Decided: August 21, 2001

Law Office of Mowery & Youell, Samuel N. Lillard, Worthington, and Elizabeth J. Birch, Dublin, for appellant. Snyder, Rakay & Spicer and Michael A. Ledbetter, Dayton, for appellees.

In June 1989, plaintiff, Larry Doan, was elected to the position of secretary-treasurer for the Bricklayers and Allied Craftworkers Local 55 Union located in Columbus, Ohio. At that same time, William Packard, also a fellow union member, was elected to the position of business manager.

Both Packard and plaintiff worked together in the same building, and also served as trustees for the Bricklayers and Allied Craftworkers Local 55 Pension and Health and Welfare Fund.

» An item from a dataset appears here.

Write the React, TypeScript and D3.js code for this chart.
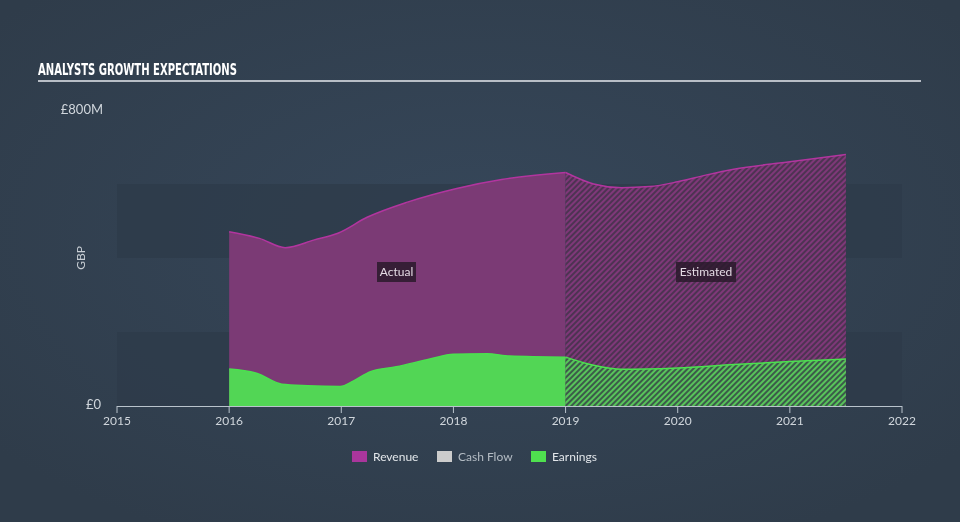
import React from "react";
import * as d3 from "d3";

const W = 960;
const H = 522;

const revenueActual: [number, number][] = [
  [2016.0, 471], [2016.27, 453], [2016.5, 428], [2016.76, 449], [2016.97, 467],
  [2017.23, 510], [2017.59, 551], [2018.03, 588], [2018.43, 612], [2019.0, 631],
];
const revenueEstimated: [number, number][] = [
  [2019.0, 631], [2019.25, 600], [2019.5, 590], [2019.75, 593], [2020.0, 606],
  [2020.25, 624], [2020.5, 640], [2021.0, 660], [2021.5, 680],
];
const earningsActual: [number, number][] = [
  [2016.0, 100], [2016.25, 88], [2016.47, 59], [2016.7, 55], [2016.99, 53],
  [2017.11, 68], [2017.26, 93], [2017.49, 106], [2017.79, 127], [2018.0, 140],
  [2018.3, 141], [2018.5, 135], [2019.0, 132],
];
const earningsEstimated: [number, number][] = [
  [2019.0, 132], [2019.25, 110], [2019.5, 99], [2020.0, 103], [2020.5, 112],
  [2021.0, 120], [2021.5, 127],
];
const xTicks = [2015, 2016, 2017, 2018, 2019, 2020, 2021, 2022];
const bands: [number, number][] = [[0, 200], [400, 600]];
const legendItems = ["Revenue", "Cash Flow", "Earnings"];

const x = d3.scaleLinear().domain([2015, 2022]).range([117, 902]);
const y = d3.scaleLinear().domain([0, 800]).range([406, 110]);

const area = d3
  .area<[number, number]>()
  .x((d) => x(d[0]))
  .y0(y(0))
  .y1((d) => y(d[1]))
  .curve(d3.curveMonotoneX);
const line = d3
  .line<[number, number]>()
  .x((d) => x(d[0]))
  .y((d) => y(d[1]))
  .curve(d3.curveMonotoneX);

const FONT = "Lato, 'Open Sans', sans-serif";

export default function App() {
  const legendX = [352, 437, 531];
  const legendColors = ["#a9369c", "#cccccc", "#4fe04f"];
  return (
    <svg
      width={W}
      height={H}
      style={{ position: "fixed", left: 0, top: 0 }}
      fontFamily={FONT}
    >
      <defs>
        <radialGradient id="bg" cx="50%" cy="45%" r="65%">
          <stop offset="0%" stopColor="#36475a" />
          <stop offset="100%" stopColor="#2f3c4a" />
        </radialGradient>
        <pattern id="hatchRev" patternUnits="userSpaceOnUse" width="4" height="4" patternTransform="rotate(45)">
          <rect width="4" height="4" fill="#4d3352" />
          <rect width="2" height="4" fill="#7f3879" />
        </pattern>
        <pattern id="hatchEarn" patternUnits="userSpaceOnUse" width="4" height="4" patternTransform="rotate(45)">
          <rect width="4" height="4" fill="#3c5a4a" />
          <rect width="2" height="4" fill="#58c45a" />
        </pattern>
      </defs>
      <rect width={W} height={H} fill="url(#bg)" />
      {bands.map((b, i) => (
        <rect
          key={i}
          x={x(2015)}
          width={x(2022) - x(2015)}
          y={y(b[1])}
          height={y(b[0]) - y(b[1])}
          fill="#2e3b4a"
          opacity={0.75}
        />
      ))}

      {/* Revenue */}
      <path d={area(revenueActual) || ""} fill="#7b3a75" />
      <path d={area(revenueEstimated) || ""} fill="url(#hatchRev)" />
      <path d={line(revenueActual) || ""} fill="none" stroke="#b2359f" strokeWidth={1.5} />
      <path d={line(revenueEstimated) || ""} fill="none" stroke="#b2359f" strokeWidth={1.5} />

      {/* Earnings */}
      <path d={area(earningsActual) || ""} fill="#52d655" />
      <path d={area(earningsEstimated) || ""} fill="url(#hatchEarn)" />
      <path d={line(earningsActual) || ""} fill="none" stroke="#4be04f" strokeWidth={1.5} />
      <path d={line(earningsEstimated) || ""} fill="none" stroke="#4be04f" strokeWidth={1.5} />

      {/* Labels */}
      <g>
        <rect x={377} y={262} width={39} height={20} fill="#2a1a2c" opacity={0.85} />
        <text x={396.5} y={276} textAnchor="middle" fill="#e4dbe4" fontSize={12}>Actual</text>
        <rect x={676} y={262} width={60} height={20} fill="#2a1a2c" opacity={0.85} />
        <text x={706} y={276} textAnchor="middle" fill="#e4dbe4" fontSize={12}>Estimated</text>
      </g>

      {/* X axis */}
      <line x1={x(2015)} x2={x(2022)} y1={406.5} y2={406.5} stroke="#b9c3cc" strokeWidth={1} />
      {xTicks.map((t) => (
        <g key={t}>
          <line x1={x(t)} x2={x(t)} y1={406} y2={413} stroke="#b9c3cc" strokeWidth={1} />
          <text x={x(t)} y={425} textAnchor="middle" fill="#d0d6dc" fontSize={12}>{t}</text>
        </g>
      ))}

      {/* Y labels */}
      <text x={103} y={114} textAnchor="end" fill="#d0d6dc" fontSize={13}>£800M</text>
      <text x={101} y={409} textAnchor="end" fill="#d0d6dc" fontSize={13}>£0</text>
      <text transform="translate(85,258) rotate(-90)" textAnchor="middle" fill="#c8ced4" fontSize={12}>GBP</text>

      {/* Title */}
      <text
        x={38}
        y={75}
        fill="#ffffff"
        fontSize={16}
        fontWeight="bold"
        fontFamily="'Liberation Sans Narrow', 'DejaVu Sans Condensed', sans-serif"
        textLength={199}
        lengthAdjust="spacingAndGlyphs"
      >
        ANALYSTS GROWTH EXPECTATIONS
      </text>
      <line x1={38} x2={921} y1={81} y2={81} stroke="#b8bec6" strokeWidth={2} />

      {/* Legend */}
      {legendItems.map((name, i) => (
        <g key={name}>
          <rect x={legendX[i]} y={451} width={15} height={11} fill={legendColors[i]} />
          <text
            x={legendX[i] + 21}
            y={461}
            fill={i === 1 ? "#b4bcc4" : "#e2e6ea"}
            fontSize={12}
          >
            {name}
          </text>
        </g>
      ))}
    </svg>
  );
}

This fund had several employees, including an accounting clerk named Sharon Hall.

 In 1992, the International Union of Bricklayers and Allied Craftworkers created defendant, Southern Ohio Administrative District Council of the International Union of Bricklayers and Allied Craftworkers (“Council”).   After the creation of the council, plaintiff and William Packard were hired as field representatives.   Although they now worked for the council, both kept their office in the same building as Hall.

During the years of 1994 and 1995, Hall filed a charge of discrimination with the Ohio Civil Rights Commission (“commission”), the Equal Employment Opportunities Commission, and a complaint with the Franklin County Court of Common Pleas, alleging that she had been subjected to ongoing sexual harassment by William Packard.   During the ensuing litigation and administrative proceedings, plaintiff testified that he had personally witnessed Packard harass Hall and that he had repeatedly notified Packard's superiors of his conduct toward Hall and other female employees.

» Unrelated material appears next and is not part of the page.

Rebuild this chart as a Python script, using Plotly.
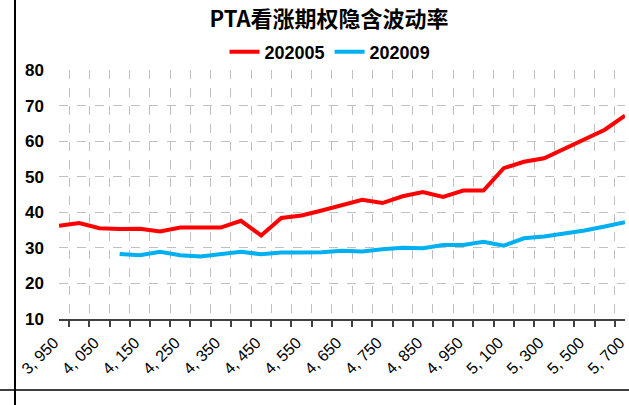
import plotly.graph_objects as go

strikes = [3950, 4000, 4050, 4100, 4150, 4200, 4250, 4300, 4350, 4400, 4450,
           4500, 4550, 4600, 4650, 4700, 4750, 4800, 4850, 4900, 4950, 5000,
           5100, 5200, 5300, 5400, 5500, 5600, 5700]
iv_202005 = [36.2, 37.0, 35.5, 35.3, 35.4, 34.6, 35.7, 35.7, 35.7, 37.6, 33.5,
             38.4, 39.1, 40.5, 42.1, 43.5, 42.6, 44.5, 45.7, 44.3, 46.1, 46.1,
             52.4, 54.2, 55.2, 57.8, 60.4, 63.2, 67.2]
iv_202009 = [None, None, None, 28.3, 27.9, 28.9, 27.9, 27.6, 28.2, 28.9, 28.2,
             28.7, 28.7, 28.8, 29.2, 29.0, 29.6, 30.0, 29.9, 30.8, 30.8, 31.7,
             30.6, 32.7, 33.2, 34.0, 34.9, 36.0, 37.2]
title_text = "PTA看涨期权隐含波动率"
series_names = ["202005", "202009"]

cats = [str(s) for s in strikes]
tick_text = [(f"{s // 1000}, {s % 1000:03d}" if i % 2 == 0 else "") for i, s in enumerate(strikes)]

FONT = "Arial, 'Liberation Sans', 'Noto Sans CJK SC', sans-serif"

fig = go.Figure()
fig.add_trace(go.Scatter(x=cats, y=iv_202005, mode="lines", name=series_names[0],
                         line=dict(color="#ff0000", width=4)))
fig.add_trace(go.Scatter(x=cats, y=iv_202009, mode="lines", name=series_names[1],
                         line=dict(color="#00b0f0", width=4)))

W, H = 629, 405
L, R, T, B = 59, 4, 70, 86
pw, ph = W - L - R, H - T - B


def px_x(x):
    return (x - L) / pw


def px_y(y):
    return (H - B - y) / ph


fig.update_layout(
    width=W, height=H,
    margin=dict(l=L, r=R, t=T, b=B, autoexpand=False),
    paper_bgcolor="white", plot_bgcolor="white",
    font=dict(family=FONT, color="black"),
    title=dict(text="<b>" + title_text + "</b>", x=px_x(329), xanchor="center", xref="paper",
               y=1 - 19 / H, yanchor="middle",
               font=dict(size=22, family="'Noto Sans CJK SC', Arial, sans-serif", color="black")),
    showlegend=True,
    legend=dict(orientation="h", x=px_x(330), xanchor="center", y=px_y(52), yanchor="middle",
                font=dict(size=18, family=FONT, color="black", weight="bold"),
                bgcolor="rgba(0,0,0,0)", itemwidth=30, tracegroupgap=0),
    xaxis=dict(type="category", categoryorder="array", categoryarray=cats,
               tickmode="array", tickvals=cats, ticktext=tick_text,
               tickson="boundaries", ticks="outside", ticklen=6, tickwidth=1.5,
               tickcolor="#404040", tickangle=-45, automargin=False,
               ticklabelshift=-5, ticklabelstandoff=6,
               tickfont=dict(size=16, family=FONT, color="black"),
               showgrid=True, gridcolor="#c0c0c0", griddash="dash", gridwidth=1,
               showline=True, linecolor="#404040", linewidth=2,
               zeroline=False, fixedrange=True),
    yaxis=dict(range=[10, 80], dtick=10, tick0=10, automargin=False,
               tickfont=dict(size=17, family=FONT, color="black", weight="bold"),
               ticks="", ticklabelstandoff=14,
               showgrid=True, gridcolor="#c0c0c0", griddash="dash", gridwidth=1,
               showline=False, zeroline=False, fixedrange=True),
    shapes=[
        dict(type="line", xref="paper", yref="paper",
             x0=px_x(0), x1=px_x(W), y0=px_y(390), y1=px_y(390),
             line=dict(color="#404040", width=2)),
        dict(type="line", xref="paper", yref="paper",
             x0=px_x(15), x1=px_x(15), y0=px_y(0), y1=px_y(H),
             line=dict(color="black", width=2)),
    ],
)

fig.write_html("out.html", config={"displayModeBar": False},
               post_script="document.body.style.margin='0';document.body.style.overflow='hidden';")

On November 1996, Hall's charge of discrimination and the lawsuit were settled.   Within a few days of this settlement, on November 11, 1996, defendants notified plaintiff that they were terminating his employment.   Following his dismissal, plaintiff filed a charge of discrimination with the Ohio Civil Rights Commission.   Based upon the allegations set forth in that charge, the commission found probable cause to issue a complaint against defendants for retaliatory discharge.   This complaint was administratively heard on September 21, 1998;  however, it was dismissed at the conclusion of that hearing.

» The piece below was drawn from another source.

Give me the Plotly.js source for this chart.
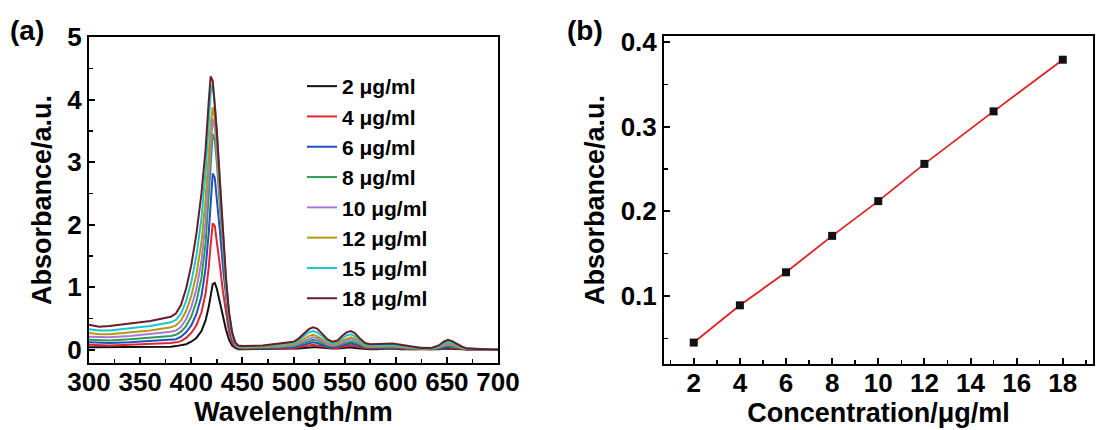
<!DOCTYPE html>
<html><head><meta charset="utf-8">
<script src="https://cdn.plot.ly/plotly-3.0.1.min.js"></script>
<style>html,body{margin:0;padding:0;background:#fff}#chart{width:1100px;height:430px}</style>
</head><body><div id="chart"></div>
<script>
// ---------- Panel (a): UV-vis spectra ----------
const wavelength = [300,310,320,340,360,380,385,390,395,400,405,410,414,417,419,421,423,425,428,431,434,437,440,443,446,450,460,470,480,490,500,505,510,515,519,523,528,533,538,543,548,552,556,560,565,570,575,580,590,597,605,615,625,635,642,647,651,655,660,665,670,680,690,700];

const abs2  = [0.04,0.04,0.04,0.04,0.05,0.05,0.06,0.07,0.09,0.13,0.19,0.30,0.47,0.68,0.88,1.05,1.07,0.98,0.76,0.53,0.32,0.16,0.07,0.03,0.01,0.01,0.01,0.01,0.01,0.01,0.02,0.02,0.03,0.04,0.04,0.04,0.03,0.02,0.02,0.02,0.03,0.03,0.04,0.03,0.02,0.01,0.01,0.01,0.02,0.02,0.01,0.01,0.00,0.00,0.01,0.02,0.02,0.02,0.01,0.01,0.00,0.00,0.00,0.00];
const abs4  = [0.08,0.07,0.07,0.08,0.09,0.11,0.12,0.14,0.19,0.27,0.39,0.60,0.90,1.30,1.68,2.02,1.98,1.75,1.35,0.93,0.56,0.28,0.12,0.05,0.02,0.02,0.02,0.02,0.02,0.03,0.03,0.04,0.05,0.07,0.08,0.07,0.05,0.04,0.03,0.03,0.05,0.06,0.07,0.06,0.04,0.03,0.02,0.02,0.03,0.03,0.02,0.01,0.01,0.01,0.02,0.03,0.04,0.03,0.02,0.01,0.01,0.00,0.00,0.00];
const abs6  = [0.12,0.11,0.11,0.12,0.14,0.16,0.17,0.21,0.28,0.39,0.57,0.86,1.30,1.85,2.35,2.82,2.75,2.45,1.90,1.32,0.80,0.40,0.17,0.07,0.03,0.03,0.02,0.03,0.03,0.04,0.04,0.06,0.08,0.11,0.12,0.11,0.08,0.05,0.04,0.05,0.07,0.09,0.10,0.09,0.06,0.04,0.03,0.03,0.04,0.04,0.03,0.02,0.01,0.01,0.02,0.04,0.05,0.05,0.03,0.02,0.01,0.00,0.00,0.00];
const abs8  = [0.16,0.15,0.15,0.17,0.19,0.22,0.24,0.29,0.38,0.53,0.77,1.15,1.70,2.40,2.95,3.45,3.35,3.00,2.30,1.60,0.95,0.48,0.20,0.08,0.04,0.03,0.03,0.04,0.04,0.05,0.06,0.08,0.11,0.14,0.16,0.15,0.11,0.07,0.06,0.07,0.10,0.12,0.13,0.12,0.08,0.05,0.04,0.04,0.05,0.05,0.04,0.02,0.01,0.01,0.03,0.06,0.07,0.06,0.04,0.02,0.01,0.01,0.00,0.00];
const abs10 = [0.21,0.20,0.20,0.22,0.25,0.29,0.31,0.37,0.49,0.68,0.97,1.42,2.05,2.75,3.30,3.70,3.55,3.15,2.45,1.70,1.00,0.52,0.22,0.09,0.05,0.04,0.04,0.04,0.05,0.06,0.07,0.10,0.14,0.18,0.20,0.19,0.14,0.09,0.07,0.08,0.12,0.15,0.17,0.15,0.10,0.06,0.05,0.05,0.06,0.06,0.04,0.03,0.02,0.02,0.04,0.07,0.09,0.08,0.05,0.03,0.01,0.01,0.00,0.00];
const abs12 = [0.27,0.25,0.25,0.28,0.31,0.36,0.39,0.47,0.62,0.86,1.20,1.72,2.40,3.10,3.60,3.88,3.70,3.30,2.55,1.78,1.05,0.55,0.24,0.10,0.05,0.04,0.04,0.05,0.06,0.07,0.09,0.12,0.17,0.22,0.24,0.22,0.17,0.11,0.09,0.10,0.15,0.18,0.20,0.18,0.12,0.07,0.06,0.06,0.07,0.07,0.05,0.03,0.02,0.02,0.05,0.09,0.11,0.10,0.06,0.03,0.02,0.01,0.01,0.00];
const abs15 = [0.33,0.31,0.31,0.34,0.38,0.44,0.48,0.58,0.78,1.08,1.50,2.10,2.85,3.60,4.10,4.25,3.95,3.50,2.65,1.85,1.10,0.58,0.26,0.11,0.06,0.05,0.05,0.06,0.08,0.09,0.11,0.15,0.22,0.28,0.30,0.28,0.22,0.14,0.11,0.13,0.19,0.23,0.25,0.22,0.15,0.09,0.08,0.08,0.08,0.08,0.07,0.04,0.03,0.03,0.06,0.11,0.13,0.12,0.08,0.04,0.02,0.01,0.01,0.00];
const abs18 = [0.40,0.37,0.38,0.42,0.46,0.53,0.58,0.72,0.98,1.35,1.85,2.50,3.20,3.95,4.37,4.30,3.95,3.50,2.70,1.90,1.15,0.60,0.28,0.12,0.07,0.06,0.06,0.07,0.09,0.11,0.13,0.18,0.26,0.33,0.36,0.34,0.26,0.17,0.13,0.15,0.23,0.28,0.30,0.27,0.18,0.11,0.09,0.09,0.10,0.10,0.08,0.05,0.03,0.03,0.07,0.13,0.16,0.14,0.09,0.05,0.02,0.01,0.01,0.00];

const seriesNames  = ["2 μg/ml","4 μg/ml","6 μg/ml","8 μg/ml","10 μg/ml","12 μg/ml","15 μg/ml","18 μg/ml"];
const seriesColors = ["#111111","#e0262a","#1f4fc0","#2e9a4e","#a77ad8","#b59a10","#18c8d0","#6a1c2a"];

// ---------- Panel (b): calibration ----------
const concentration = [2,4,6,8,10,12,15,18];
const absorbanceB   = [0.045,0.089,0.128,0.171,0.212,0.256,0.318,0.379];

// ---------- Tick labels ----------
const xTicksA = [300,350,400,450,500,550,600,650,700];
const yTicksA = [0,1,2,3,4,5];
const xTicksB = [2,4,6,8,10,12,14,16,18];
const yTicksB = [0.1,0.2,0.3,0.4];

const FONT = "Liberation Sans, Arial, sans-serif";
const W = 1100, H = 430;
const px = (a,b)=>[a/W,b/W];
const py = (top,bottom)=>[1-bottom/H, 1-top/H];

const allA = [abs2,abs4,abs6,abs8,abs10,abs12,abs15,abs18];
const traces = allA.map((ys,i)=>({
  x: wavelength, y: ys, type:"scatter", mode:"lines", name: seriesNames[i],
  line:{color:seriesColors[i], width:2}, xaxis:"x", yaxis:"y", showlegend:true
}));
traces.push({
  x: concentration, y: absorbanceB, type:"scatter", mode:"lines",
  line:{color:"#e02020", width:1.8}, xaxis:"x2", yaxis:"y2", showlegend:false
});
traces.push({
  x: concentration, y: absorbanceB, type:"scatter", mode:"markers",
  marker:{symbol:"square", size:8, color:"#111"}, xaxis:"x2", yaxis:"y2", showlegend:false
});

const axisCommon = {
  showgrid:false, zeroline:false, showline:true, linecolor:"#000", linewidth:2, mirror:true,
  ticks:"inside", ticklen:6, tickwidth:2, tickcolor:"#000",
  tickfont:{family:FONT, size:26, color:"#000", weight:"bold"},
  minor:{ticks:"inside", ticklen:4, tickwidth:1.5, tickcolor:"#000"}
};
const titleFont = {family:FONT, size:27, color:"#000", weight:"bold"};

const layout = {
  width:W, height:H, margin:{l:0,r:0,t:0,b:0}, paper_bgcolor:"#fff", plot_bgcolor:"#fff",
  showlegend:true,
  legend:{x:302/W, y:1-66/H, xanchor:"left", yanchor:"top", bgcolor:"rgba(0,0,0,0)",
    font:{family:FONT, size:21, color:"#000", weight:"bold"}, tracegroupgap:0},
  xaxis: Object.assign({}, axisCommon, {domain:px(89,498), range:[300,700], tickvals:xTicksA,
    minor:Object.assign({}, axisCommon.minor, {dtick:25, tick0:300}), anchor:"y",
    ticklabelstandoff:-5,
    title:{text:"Wavelength/nm", font:titleFont, standoff:2}}),
  yaxis: Object.assign({}, axisCommon, {domain:py(37,363), range:[-0.21,5], tickvals:yTicksA,
    minor:Object.assign({}, axisCommon.minor, {dtick:0.5, tick0:0}), anchor:"x",
    title:{text:"Absorbance/a.u.", font:titleFont, standoff:8}}),
  xaxis2: Object.assign({}, axisCommon, {domain:px(664,1093), range:[0.71,19.31], tickvals:xTicksB,
    minor:Object.assign({}, axisCommon.minor, {dtick:1, tick0:1}), anchor:"y2",
    ticklabelstandoff:-5,
    title:{text:"Concentration/μg/ml", font:titleFont, standoff:2}}),
  yaxis2: Object.assign({}, axisCommon, {domain:py(36,364), range:[0.0197,0.407], tickvals:yTicksB,
    minor:Object.assign({}, axisCommon.minor, {dtick:0.05, tick0:0}), anchor:"x2",
    title:{text:"Absorbance/a.u.", font:titleFont, standoff:8}}),
  annotations:[
    {text:"(a)", x:8/W, y:1-30/H, xref:"paper", yref:"paper", xanchor:"left", yanchor:"middle", showarrow:false,
     font:{family:FONT, size:28, color:"#000", weight:"bold"}},
    {text:"(b)", x:565/W, y:1-30/H, xref:"paper", yref:"paper", xanchor:"left", yanchor:"middle", showarrow:false,
     font:{family:FONT, size:28, color:"#000", weight:"bold"}}
  ]
};

Plotly.newPlot("chart", traces, layout, {staticPlot:true, displayModeBar:false});
</script>
</body></html>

On November 3, 1999, plaintiff filed a complaint with the Franklin County Court of Common Pleas raising a claim for retaliatory discharge in violation of R.C. 4112.02, R.C. 4112.99, and Section 2000e-3(a), Title 42, U.S.Code. On September 27, 2000, the trial court granted summary judgment to defendants.   Plaintiff now appeals raising the following two assignments of error:

“1. The trial court erred in holding that appellant's retaliation claims were barred by the doctrine of collateral estoppel regarding a prior hearing before the Ohio Civil Rights Commission when O.R.C. § 4112.99 provides a supplementary cause of action and when the administrative hearing did not provide a full and fair opportunity for appellant to litigate the legal issue given the fact that appellant is not permitted at the OCRC hearing to subpoena witnesses, to submit evidence, cross-examine witnesses, and appellant's legal counsel is not permitted to participate at the hearing.

“2. The trial court erred in granting defendants-appellees' motion for summary judgment as appellant submitted sufficient evidence demonstrating that the appellee's stated reason for termination was pretextual after establishing a prima facie case of retaliation.”

 The trial court dismissed plaintiff's claims under the theory of collateral estoppel.   In its opinion, the trial court reasoned:

“Formal hearings before the [OCRC] are generally held to be of such judicial nature and to provide sufficient opportunity to litigate the issues.  State ex rel. Republic Steel Corp. v. Ohio Civil Rights Comm. (1975), 44 Ohio St.2d 178, 339 N.E.2d 658.   Procedures for a formal post-complaint hearing by the OCRC include the swearing of witnesses, the taking of testimony, and the keeping of a record.   This Court agrees with defendants that the OCRC hearing satisfied the requirements for the application of collateral estoppel, and that rehearing of plaintiff's state law retaliation claim is now barred.”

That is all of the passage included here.